Utah Foundation Report Says Access to Utah’s Primaries is Too Difficult

The Utah Foundation has just published a study of Utah’s unique primary system. Utah is the only state in which no one can get on a primary ballot for any non-presidential office unless the candidate has high support at a party nominating convention first. In Utah, if a candidate (for office other than President) doesn’t get at least 40% of the votes at the party’s pre-primary nominating convention, he or she can’t run in that party’s primary. See the Utah Foundation’s press release here. The press release has a link to the study.
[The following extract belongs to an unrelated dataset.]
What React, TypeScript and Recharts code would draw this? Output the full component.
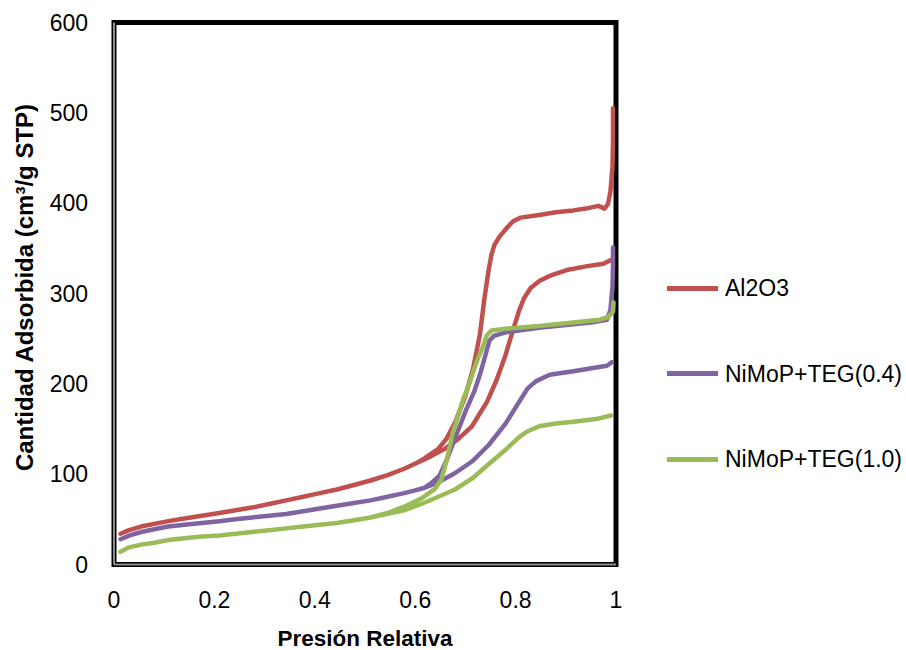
import React from 'react';
import { LineChart, Line, XAxis, YAxis, ReferenceArea, ReferenceLine, Legend } from 'recharts';

const FONT = '"Liberation Sans", Arial, sans-serif';

const X_TICKS = [0, 0.2, 0.4, 0.6, 0.8, 1];
const Y_TICKS = [0, 100, 200, 300, 400, 500, 600];

const SERIES_NAMES = ['Al2O3', 'NiMoP+TEG(0.4)', 'NiMoP+TEG(1.0)'];
const SERIES_COLORS = ['#C0504D', '#8064A2', '#9BBB59'];

// [relative pressure, adsorbed volume]
const AL2O3_ADS: [number, number][] = [
  [0.013, 34], [0.03, 38], [0.054, 42], [0.08, 45], [0.108, 48], [0.14, 51], [0.175, 54],
  [0.21, 57], [0.242, 60], [0.275, 63], [0.309, 67], [0.343, 71], [0.377, 75], [0.41, 79],
  [0.444, 83], [0.478, 88], [0.511, 93], [0.545, 99], [0.578, 106], [0.605, 113], [0.632, 120],
  [0.659, 128], [0.686, 139], [0.713, 153], [0.743, 180], [0.762, 204], [0.78, 232],
  [0.794, 258], [0.807, 281], [0.817, 295], [0.83, 306], [0.848, 314], [0.87, 320],
  [0.902, 326], [0.94, 330], [0.975, 333], [0.99, 337],
];
const AL2O3_DES: [number, number][] = [
  [0.994, 505], [0.994, 470], [0.993, 441], [0.989, 413], [0.984, 399], [0.977, 394],
  [0.965, 397], [0.94, 394], [0.915, 392], [0.88, 390], [0.847, 387], [0.81, 384],
  [0.795, 380], [0.78, 371], [0.768, 363], [0.758, 354], [0.752, 343], [0.746, 325],
  [0.738, 295], [0.729, 255], [0.715, 216], [0.699, 185], [0.68, 158], [0.662, 139],
  [0.646, 128], [0.62, 118], [0.605, 113],
];

const TEG04_ADS: [number, number][] = [
  [0.013, 28], [0.03, 32], [0.054, 36], [0.08, 39], [0.108, 42], [0.14, 44], [0.175, 46],
  [0.21, 48], [0.242, 50], [0.275, 52], [0.309, 54], [0.343, 56], [0.377, 59], [0.41, 62],
  [0.444, 65], [0.478, 68], [0.511, 71], [0.545, 75], [0.578, 79], [0.6, 82], [0.619, 85],
  [0.646, 91], [0.679, 101], [0.713, 114], [0.746, 132], [0.78, 156], [0.807, 180],
  [0.824, 195], [0.841, 203], [0.868, 210], [0.915, 214], [0.96, 218], [0.982, 220],
  [0.992, 224],
];
const TEG04_DES: [number, number][] = [
  [0.994, 351], [0.994, 330], [0.993, 308], [0.989, 282], [0.982, 271], [0.95, 268],
  [0.915, 266], [0.847, 262], [0.78, 257], [0.757, 253], [0.748, 248], [0.74, 232],
  [0.73, 212], [0.718, 192], [0.702, 172], [0.683, 145], [0.663, 116], [0.648, 98],
  [0.632, 90], [0.619, 85],
];

const TEG10_ADS: [number, number][] = [
  [0.013, 14], [0.03, 19], [0.054, 22], [0.08, 24], [0.108, 27], [0.14, 29], [0.175, 31],
  [0.21, 32], [0.242, 34], [0.275, 36], [0.309, 38], [0.343, 40], [0.377, 42], [0.41, 44],
  [0.444, 46], [0.478, 49], [0.511, 52], [0.545, 56], [0.578, 60], [0.612, 67], [0.646, 75],
  [0.679, 83], [0.713, 95], [0.746, 111], [0.78, 127], [0.807, 141], [0.822, 147],
  [0.847, 153], [0.88, 156], [0.915, 158], [0.96, 161], [0.99, 165],
];
const TEG10_DES: [number, number][] = [
  [0.995, 290], [0.994, 280], [0.985, 274], [0.968, 271], [0.915, 268], [0.847, 264],
  [0.78, 261], [0.752, 259], [0.743, 254], [0.734, 240], [0.722, 224], [0.709, 202],
  [0.695, 182], [0.675, 146], [0.663, 116], [0.652, 94], [0.64, 84], [0.612, 73],
  [0.578, 64], [0.545, 57], [0.511, 52],
];

const BRANCHES: [number, number][][][] = [
  [AL2O3_ADS, AL2O3_DES],
  [TEG04_ADS, TEG04_DES],
  [TEG10_ADS, TEG10_DES],
];

type Pt = { x: number; y: number | null };
const toLoop = (ads: [number, number][], des: [number, number][]): Pt[] => [
  ...ads.map(([x, y]) => ({ x, y })),
  { x: ads[ads.length - 1][0], y: null },
  ...des.map(([x, y]) => ({ x, y })),
];

const SERIES = SERIES_NAMES.map((name, i) => ({
  name,
  color: SERIES_COLORS[i],
  data: toLoop(BRANCHES[i][0], BRANCHES[i][1]),
}));

const renderLegend = () => (
  <div style={{ display: 'flex', flexDirection: 'column' }}>
    {SERIES.map((s) => (
      <div key={s.name} style={{ height: 85.5, display: 'flex', alignItems: 'center' }}>
        <span style={{ display: 'inline-block', width: 51, height: 5, background: s.color, marginRight: 7 }} />
        <span style={{ fontSize: 23, fontFamily: FONT, color: '#000', lineHeight: '26px' }}>{s.name}</span>
      </div>
    ))}
  </div>
);

const YTitle = (props: any) => {
  const vb = props.viewBox || { x: 0, y: 0, width: 0, height: 0 };
  const x = vb.x + 24;
  const y = vb.y + vb.height / 2 - 6;
  return (
    <text
      x={x}
      y={y}
      transform={`rotate(-90, ${x}, ${y})`}
      textAnchor="middle"
      dominantBaseline="central"
      style={{ fontFamily: FONT, fontSize: 24, fontWeight: 'bold', fill: '#000' }}
    >
      Cantidad Adsorbida (cm³/g STP)
    </text>
  );
};

export default function App() {
  return (
    <div style={{ position: 'absolute', left: 0, top: 0, width: 906, height: 650, background: '#fff' }}>
      <LineChart width={906} height={650} margin={{ top: 22.5, right: 290, bottom: 0.5, left: 0 }}>
        <XAxis
          dataKey="x"
          type="number"
          domain={[0, 1]}
          ticks={X_TICKS}
          allowDataOverflow
          axisLine={false}
          tickLine={false}
          tickSize={0}
          tickMargin={27.5}
          height={85}
          tick={{ fontSize: 23, fill: '#000', fontFamily: FONT }}
          label={{
            value: 'Presión Relativa',
            position: 'insideBottom',
            offset: 3.5,
            fontSize: 22.5,
            fontWeight: 'bold',
            fill: '#000',
            fontFamily: FONT,
          }}
        />
        <YAxis
          type="number"
          domain={[0, 600]}
          ticks={Y_TICKS}
          allowDataOverflow
          axisLine={false}
          tickLine={false}
          tickSize={0}
          tickMargin={26}
          width={114}
          tick={{ fontSize: 23, fill: '#000', fontFamily: FONT }}
          label={{ content: YTitle }}
        />
        <ReferenceArea x1={0} x2={1} y1={0} y2={600} fill="none" stroke="#000" strokeWidth={5} ifOverflow="visible" />
        <ReferenceLine x={0} stroke="#8c8c8c" strokeWidth={2} ifOverflow="visible" />
        <ReferenceLine y={0} stroke="#8c8c8c" strokeWidth={2} ifOverflow="visible" />
        {SERIES.map((s) => (
          <Line
            key={s.name}
            name={s.name}
            data={s.data}
            dataKey="y"
            stroke={s.color}
            strokeWidth={4.5}
            strokeLinejoin="round"
            strokeLinecap="round"
            dot={false}
            activeDot={false}
            isAnimationActive={false}
            connectNulls={false}
            type="linear"
          />
        ))}
        <Legend
          layout="horizontal"
          verticalAlign="middle"
          align="center"
          content={renderLegend}
          wrapperStyle={{ left: 667, top: 245.25, width: 239, height: 257 }}
        />
      </LineChart>
    </div>
  );
}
The Utah Foundation recommends that Utah provide easier access for candidates to run in party primaries.

Connecticut once had a system very similar to Utah’s current system, but a U.S. District Court declared it unconstitutional in Campbell v Bysiewicz, 242 F.Supp. 2d 164, in 2003. However, given the 2008 U.S. Supreme Court decision New York State Board of Elections v Lopez Torres, it is obvious that the Connecticut decision is no longer good law, and a lawsuit against the Utah system would not succeed, unless it was filed by a political party as applied to that party’s own nominating process.


Comments

Utah Foundation Report Says Access to Utah’s Primaries is Too Difficult — 1 Comment

  1. UT — one more rotted State to be liberated by the forces of Democracy in the ongoing W-A-R for REAL Democracy ??? — against the EVIL forces of monarchy/oligarchy in the last 6,000 plus years.